Re: penlogd logs cut off?

From: Ulric Eriksson (ulric@siag.nu)
Date: Sun Feb 01 2004 - 01:43:53 CET


On Fri, 30 Jan 2004, Darek M wrote:

> Hi Ulric,
>
> I send this email to the mailing list, but noticed that the last
> majordomo archive was done in Nov. Is the mailing list closed?

Not intentionally. ;-) I changed from sendmail to postfix and apparently
hypermail didn't like it.

> I pasted below the last 2 lines of two logs that I have (same log, just
> one was copied to a different filename).
>
> The client, who has access to the logs, initially thought the logging
> crashed. Then thought it was somehow "buffered."

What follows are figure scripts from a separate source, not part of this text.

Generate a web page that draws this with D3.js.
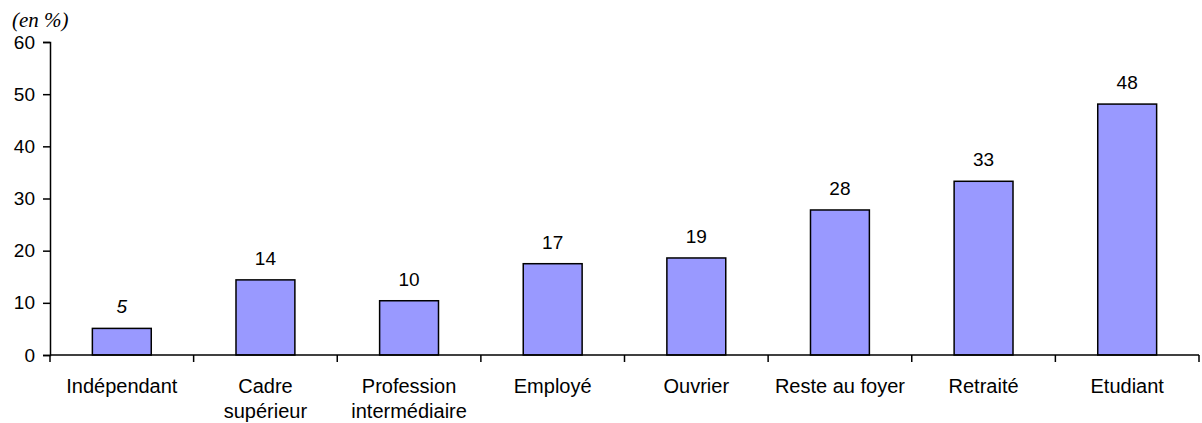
<!DOCTYPE html>
<html><head><meta charset="utf-8">
<script src="https://cdn.jsdelivr.net/npm/d3@7"></script>
<style>body{margin:0;background:#fff}svg{display:block}</style>
</head><body>
<script>
const categories = [["Indépendant"],["Cadre","supérieur"],["Profession","intermédiaire"],["Employé"],["Ouvrier"],["Reste au foyer"],["Retraité"],["Etudiant"]];
const values = [5.1, 14.4, 10.4, 17.5, 18.6, 27.8, 33.3, 48.1];
const valueLabels = ["5","14","10","17","19","28","33","48"];
const yTicks = [0,10,20,30,40,50,60];

const W=1202,H=423;
const svg=d3.select("body").append("svg").attr("width",W).attr("height",H);
const x0=50,x1=1199,yTop=42,yBot=355;
const x=d3.scaleBand().domain(d3.range(categories.length)).range([x0,x1]).paddingInner(0.59).paddingOuter(0.295);
const y=d3.scaleLinear().domain([0,60]).range([yBot,yTop]);
const font="Liberation Sans, Arial, sans-serif";

svg.append("text").attr("x",12).attr("y",27).attr("font-family","Liberation Serif, Times New Roman, serif")
  .attr("font-style","italic").attr("font-size",21).text("(en %)");

const yAxis=d3.axisLeft(y).tickValues(yTicks).tickSize(7).tickPadding(8);
const gy=svg.append("g").attr("transform",`translate(${x0},0)`).call(yAxis);
gy.selectAll("text").attr("font-family",font).attr("font-size",19).attr("fill","#000");
gy.select(".domain").attr("stroke","#000").attr("stroke-width",1.5);
gy.selectAll("line").attr("stroke","#000").attr("stroke-width",1.5);

svg.append("g").selectAll("rect").data(values).join("rect")
  .attr("x",(d,i)=>x(i)).attr("width",x.bandwidth())
  .attr("y",d=>y(d)).attr("height",d=>y(0)-y(d))
  .attr("fill","#9999ff").attr("stroke","#000").attr("stroke-width",1.5);

svg.append("g").selectAll("text").data(values).join("text")
  .attr("x",(d,i)=>x(i)+x.bandwidth()/2).attr("y",d=>y(d)-15)
  .attr("text-anchor","middle").attr("font-family",font).attr("font-size",19)
  .attr("font-style",(d,i)=>i===0?"italic":"normal")
  .text((d,i)=>valueLabels[i]);

// x axis
const step=x.step();
const gx=svg.append("g");
gx.append("line").attr("x1",x0).attr("x2",x1).attr("y1",yBot).attr("y2",yBot).attr("stroke","#000").attr("stroke-width",1.5);
gx.selectAll("line.t").data(d3.range(categories.length+1)).join("line").attr("class","t")
  .attr("x1",i=>x0+i*step).attr("x2",i=>x0+i*step).attr("y1",yBot).attr("y2",yBot+7)
  .attr("stroke","#000").attr("stroke-width",1.5);
const lbl=gx.selectAll("text").data(categories).join("text")
  .attr("text-anchor","middle").attr("font-family",font).attr("font-size",20)
  .attr("transform",(d,i)=>`translate(${x(i)+x.bandwidth()/2},${yBot+38})`);
lbl.selectAll("tspan").data(d=>d).join("tspan").attr("x",0).attr("dy",(d,j)=>j===0?0:25).text(d=>d);
</script>
</body></html>
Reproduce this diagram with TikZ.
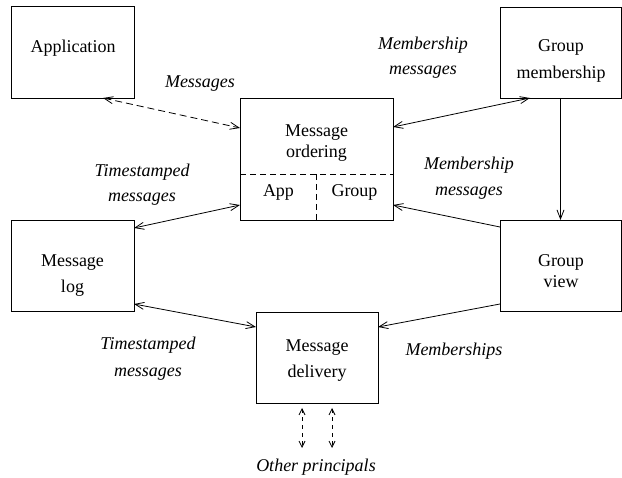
\documentclass[tikz,border=0pt]{standalone}
\usepackage{fontspec}
\setmainfont{Liberation Serif}
\usetikzlibrary{arrows.meta}
\begin{document}
\begin{tikzpicture}[x=1pt,y=-1pt,
  box/.style={draw, line width=0.8pt, inner sep=0pt, outer sep=0pt},
  txt/.style={inner sep=0pt, anchor=base, font=\fontsize{18}{22}\selectfont},
  lbl/.style={inner sep=0pt, anchor=base, font=\fontsize{18}{22}\selectfont\itshape},
  conn/.style={line width=0.8pt, {Straight Barb[length=9pt,width=7pt]}-{Straight Barb[length=9pt,width=7pt]}},
  oneway/.style={line width=0.8pt, -{Straight Barb[length=9pt,width=7pt]}},
  dconn/.style={conn, dash pattern=on 7pt off 4pt},
  sdconn/.style={line width=0.8pt, dash pattern=on 4pt off 4pt, {Straight Barb[length=6pt,width=6pt]}-{Straight Barb[length=6pt,width=6pt]}},
  sep/.style={line width=0.8pt, dash pattern=on 6pt off 4pt}]
\useasboundingbox (0,0) rectangle (622,478);

% boxes
\node[box, minimum width=123pt, minimum height=92pt] (app) at (72.5,52) {};
\node[box, minimum width=153pt, minimum height=122pt] (ord) at (316.5,159) {};
\node[box, minimum width=121pt, minimum height=91pt] (gm) at (560.5,52.5) {};
\node[box, minimum width=121pt, minimum height=91pt] (gv) at (560.5,265.5) {};
\node[box, minimum width=123pt, minimum height=91pt] (log) at (72.5,265.5) {};
\node[box, minimum width=122pt, minimum height=91pt] (del) at (317,357.5) {};

% separators inside message ordering
\coordinate (sepL) at ([yshift=46pt]ord.south west);
\coordinate (sepR) at ([yshift=46pt]ord.south east);
\coordinate (sepT) at ([yshift=46pt]ord.south);
\draw[sep] (sepL) -- (sepR);
\draw[sep] (sepT) -- (ord.south);

% node texts
\node[txt] (tApp) at (73,53) {Application};
\node[txt] (tOrd1) at (316.5,137) {Message};
\node[txt] (tOrd2) at (316.5,158) {ordering};
\node[txt] (tOrdA) at (278.5,197) {App};
\node[txt] (tOrdG) at (354.5,197) {Group};
\node[txt] (tGm1) at (561,52) {Group};
\node[txt] (tGm2) at (561,79) {membership};
\node[txt] (tGv1) at (561,267) {Group};
\node[txt] (tGv2) at (561,288) {view};
\node[txt] (tLog1) at (72.5,267) {Message};
\node[txt] (tLog2) at (72.5,293) {log};
\node[txt] (tDel1) at (317,352) {Message};
\node[txt] (tDel2) at (317,378) {delivery};

% connectors
\draw[dconn] ([xshift=30.5pt]app.south) -- ([yshift=31pt]ord.west);
\draw[conn] ([yshift=-8pt]log.north east) -- ([yshift=15pt]ord.south west);
\draw[conn] ([yshift=-29pt]ord.north east) -- ([xshift=-30.5pt]gm.south);
\draw[oneway] (gm.south) -- (gv.north);
\draw[oneway] ([yshift=-7pt]gv.north west) -- ([yshift=15pt]ord.south east);
\draw[oneway] ([yshift=7pt]gv.south west) -- ([yshift=-15pt]del.north east);
\draw[conn] ([yshift=7pt]log.south east) -- ([yshift=-15pt]del.north west);

\coordinate (op1) at ([xshift=-15pt,yshift=-45pt]del.south);
\coordinate (op2) at ([xshift=15pt,yshift=-45pt]del.south);
\draw[sdconn] ([xshift=-15pt,yshift=-5pt]del.south) -- (op1);
\draw[sdconn] ([xshift=15pt,yshift=-5pt]del.south) -- (op2);

% labels
\node[lbl] (lMsg) at (200,88) {Messages};
\node[lbl] (lMm1) at (423,50) {Membership};
\node[lbl] (lMm2) at (423,75) {messages};
\node[lbl] (lTs1) at (142,177) {Timestamped};
\node[lbl] (lTs2) at (142,202) {messages};
\node[lbl] (lMr1) at (469,170) {Membership};
\node[lbl] (lMr2) at (469,196) {messages};
\node[lbl] (lTb1) at (148,350) {Timestamped};
\node[lbl] (lTb2) at (148,377) {messages};
\node[lbl] (lMs) at (454,356) {Memberships};
\node[lbl] (lOp) at (316,472) {Other principals};
\end{tikzpicture}
\end{document}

The second thought is correct. The output from penlogd is block buffered
for performance. You can use the -b option to change it to line buffered,
but it is IMHO better to make penlogd flush the buffer by sending it a
HUP signal when you want to look at the logs. That way you only pay the
performance penalty once, not for every line. The only time -b makes sense
is for running tail -f on the file.

> My guess would be that UDP traffic was lost somewhere and no attempt was
> made to resend it (the nature of UDP). Seems that a lot of data goes
> over the wire at once, and penlogd discards some of it. You must have
> seen this in the past so I'd prefer to get some insight from an
> authoritative source, rather than my guess, when talking to the client.

Even if some udp traffic was lost, it would result in missing lines from
the log, not truncated ones. This is on purpose so that the web servers
aren't held up waiting for the logs to be written.

In my experience, udp on a fast lan is pretty reliable, and I have never
seen penlogd lose logs due to heavy traffic.